The exercise: Using the listing below, copy exactly the lines from the one containing "The picture is" to the one containing "const hiTicks = [0, 0.1, 0.2, 0.3, 0.4, 0.5, 0.6];", both lines included, and no others.

--- Provided data ---

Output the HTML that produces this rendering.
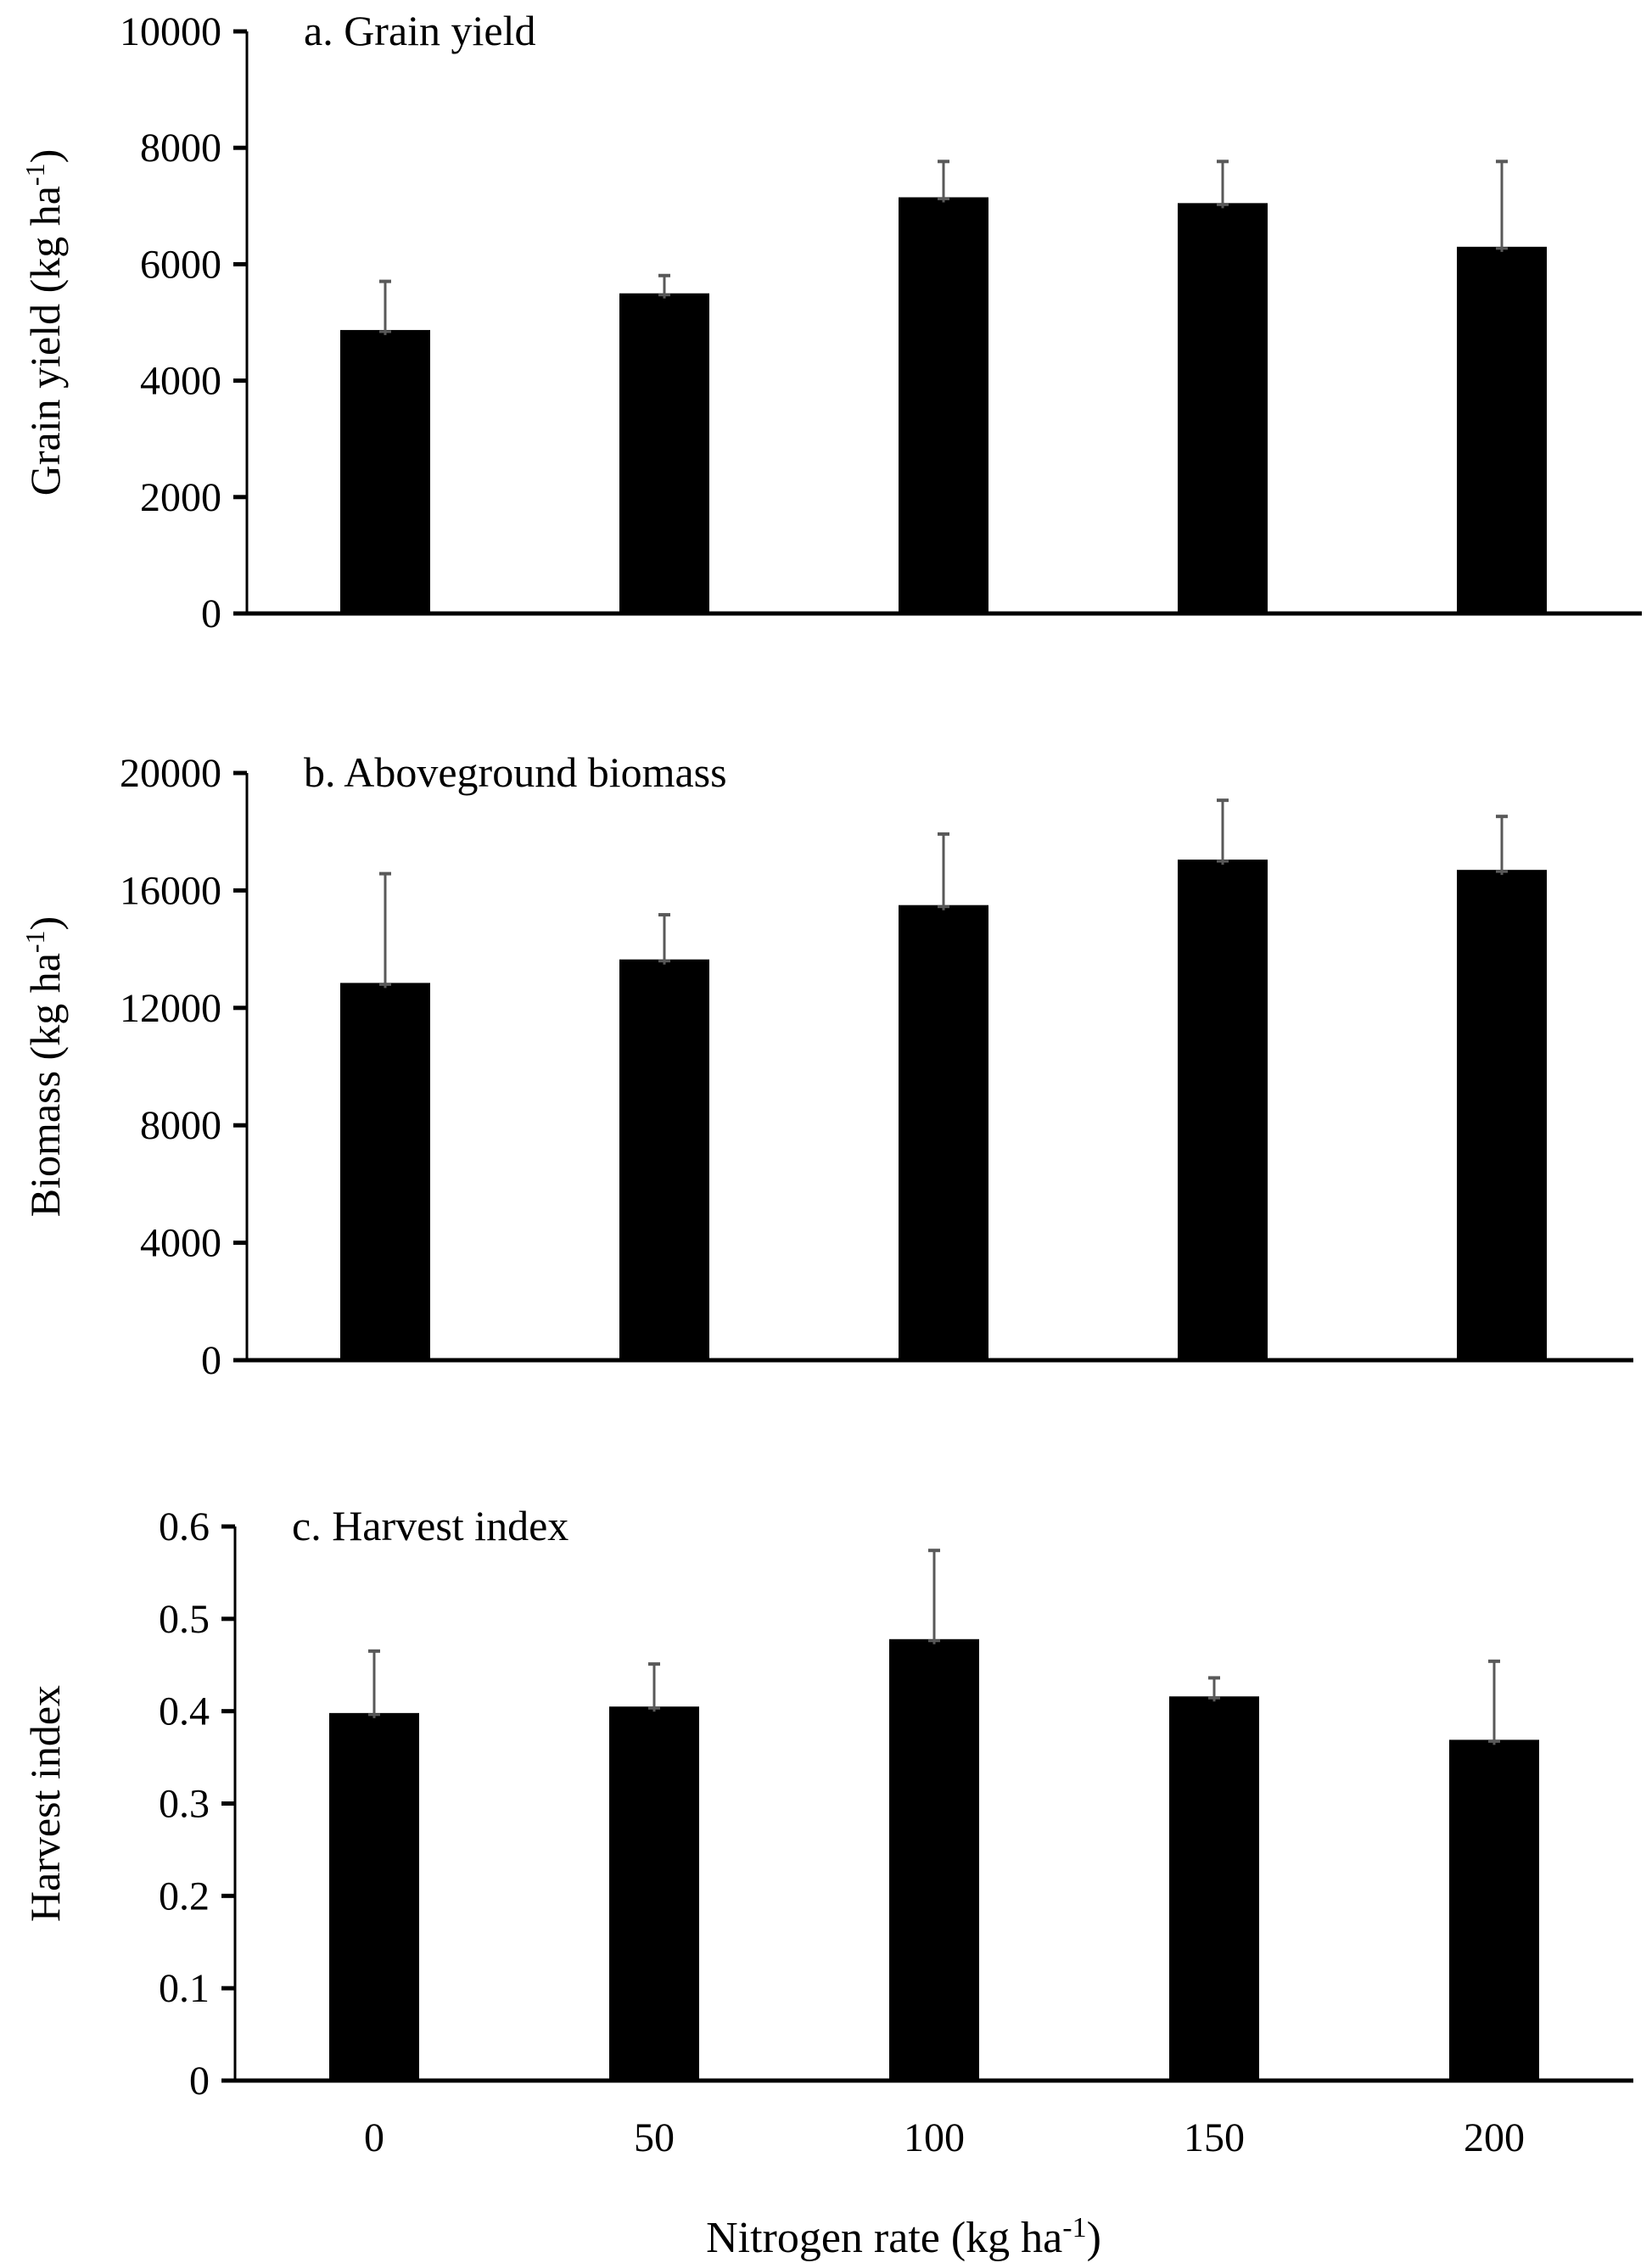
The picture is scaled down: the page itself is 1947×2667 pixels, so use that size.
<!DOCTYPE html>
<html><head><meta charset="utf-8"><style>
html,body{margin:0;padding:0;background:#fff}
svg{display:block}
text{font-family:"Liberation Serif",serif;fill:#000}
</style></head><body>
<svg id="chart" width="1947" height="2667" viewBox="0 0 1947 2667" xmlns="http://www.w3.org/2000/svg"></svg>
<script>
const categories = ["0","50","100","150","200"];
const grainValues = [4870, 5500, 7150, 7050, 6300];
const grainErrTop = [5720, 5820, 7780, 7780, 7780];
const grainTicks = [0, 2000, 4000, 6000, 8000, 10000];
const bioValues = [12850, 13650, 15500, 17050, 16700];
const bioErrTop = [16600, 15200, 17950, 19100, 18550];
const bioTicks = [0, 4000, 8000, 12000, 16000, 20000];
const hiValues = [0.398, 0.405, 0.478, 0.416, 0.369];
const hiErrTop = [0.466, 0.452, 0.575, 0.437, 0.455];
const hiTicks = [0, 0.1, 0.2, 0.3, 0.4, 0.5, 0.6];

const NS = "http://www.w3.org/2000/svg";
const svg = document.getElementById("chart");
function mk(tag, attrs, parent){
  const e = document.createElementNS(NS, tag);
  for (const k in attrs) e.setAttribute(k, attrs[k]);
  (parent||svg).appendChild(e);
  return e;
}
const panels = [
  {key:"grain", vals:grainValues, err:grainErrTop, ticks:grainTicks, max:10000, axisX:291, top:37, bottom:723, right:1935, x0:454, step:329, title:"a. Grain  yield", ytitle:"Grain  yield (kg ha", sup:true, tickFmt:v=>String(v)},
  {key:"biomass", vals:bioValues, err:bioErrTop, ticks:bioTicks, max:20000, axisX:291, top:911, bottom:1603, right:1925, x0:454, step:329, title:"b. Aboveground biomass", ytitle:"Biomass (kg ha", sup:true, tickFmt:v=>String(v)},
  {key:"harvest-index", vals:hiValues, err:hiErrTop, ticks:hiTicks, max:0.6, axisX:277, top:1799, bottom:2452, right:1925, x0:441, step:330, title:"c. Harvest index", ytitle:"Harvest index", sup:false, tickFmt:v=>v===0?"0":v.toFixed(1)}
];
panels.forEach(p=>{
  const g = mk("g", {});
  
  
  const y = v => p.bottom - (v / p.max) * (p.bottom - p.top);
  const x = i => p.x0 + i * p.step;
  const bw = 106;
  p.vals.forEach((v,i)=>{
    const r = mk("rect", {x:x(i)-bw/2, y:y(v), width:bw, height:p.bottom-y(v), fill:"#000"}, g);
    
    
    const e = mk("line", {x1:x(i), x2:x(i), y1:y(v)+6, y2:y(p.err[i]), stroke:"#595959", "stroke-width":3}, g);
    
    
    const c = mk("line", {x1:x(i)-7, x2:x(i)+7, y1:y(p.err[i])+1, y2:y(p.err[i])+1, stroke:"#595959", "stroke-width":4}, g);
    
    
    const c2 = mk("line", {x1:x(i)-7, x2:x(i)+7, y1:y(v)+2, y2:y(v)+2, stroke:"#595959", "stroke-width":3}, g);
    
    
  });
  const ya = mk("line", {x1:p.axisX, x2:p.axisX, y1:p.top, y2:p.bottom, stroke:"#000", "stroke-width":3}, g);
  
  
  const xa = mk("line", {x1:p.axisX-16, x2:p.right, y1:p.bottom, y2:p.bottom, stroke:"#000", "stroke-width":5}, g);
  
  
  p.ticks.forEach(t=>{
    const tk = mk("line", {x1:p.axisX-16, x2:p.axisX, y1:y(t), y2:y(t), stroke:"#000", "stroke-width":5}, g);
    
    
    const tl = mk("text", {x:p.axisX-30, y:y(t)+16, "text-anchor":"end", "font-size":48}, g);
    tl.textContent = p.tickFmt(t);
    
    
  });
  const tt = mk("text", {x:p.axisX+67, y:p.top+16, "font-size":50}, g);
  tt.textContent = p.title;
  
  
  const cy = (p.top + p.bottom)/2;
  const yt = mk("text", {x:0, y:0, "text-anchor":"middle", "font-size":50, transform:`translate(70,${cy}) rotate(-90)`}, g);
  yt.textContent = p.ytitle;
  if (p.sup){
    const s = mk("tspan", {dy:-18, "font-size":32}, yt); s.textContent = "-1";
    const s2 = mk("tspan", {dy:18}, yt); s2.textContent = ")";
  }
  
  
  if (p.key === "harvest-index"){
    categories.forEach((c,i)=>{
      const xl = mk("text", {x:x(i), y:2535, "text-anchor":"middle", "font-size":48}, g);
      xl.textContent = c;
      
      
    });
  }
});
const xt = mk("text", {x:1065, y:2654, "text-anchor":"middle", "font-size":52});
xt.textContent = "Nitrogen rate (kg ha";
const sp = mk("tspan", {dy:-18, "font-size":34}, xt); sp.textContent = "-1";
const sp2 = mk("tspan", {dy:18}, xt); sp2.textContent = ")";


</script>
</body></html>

---

Answer to the exercise:
The picture is scaled down: the page itself is 1947×2667 pixels, so use that size.
<!DOCTYPE html>
<html><head><meta charset="utf-8"><style>
html,body{margin:0;padding:0;background:#fff}
svg{display:block}
text{font-family:"Liberation Serif",serif;fill:#000}
</style></head><body>
<svg id="chart" width="1947" height="2667" viewBox="0 0 1947 2667" xmlns="http://www.w3.org/2000/svg"></svg>
<script>
const categories = ["0","50","100","150","200"];
const grainValues = [4870, 5500, 7150, 7050, 6300];
const grainErrTop = [5720, 5820, 7780, 7780, 7780];
const grainTicks = [0, 2000, 4000, 6000, 8000, 10000];
const bioValues = [12850, 13650, 15500, 17050, 16700];
const bioErrTop = [16600, 15200, 17950, 19100, 18550];
const bioTicks = [0, 4000, 8000, 12000, 16000, 20000];
const hiValues = [0.398, 0.405, 0.478, 0.416, 0.369];
const hiErrTop = [0.466, 0.452, 0.575, 0.437, 0.455];
const hiTicks = [0, 0.1, 0.2, 0.3, 0.4, 0.5, 0.6];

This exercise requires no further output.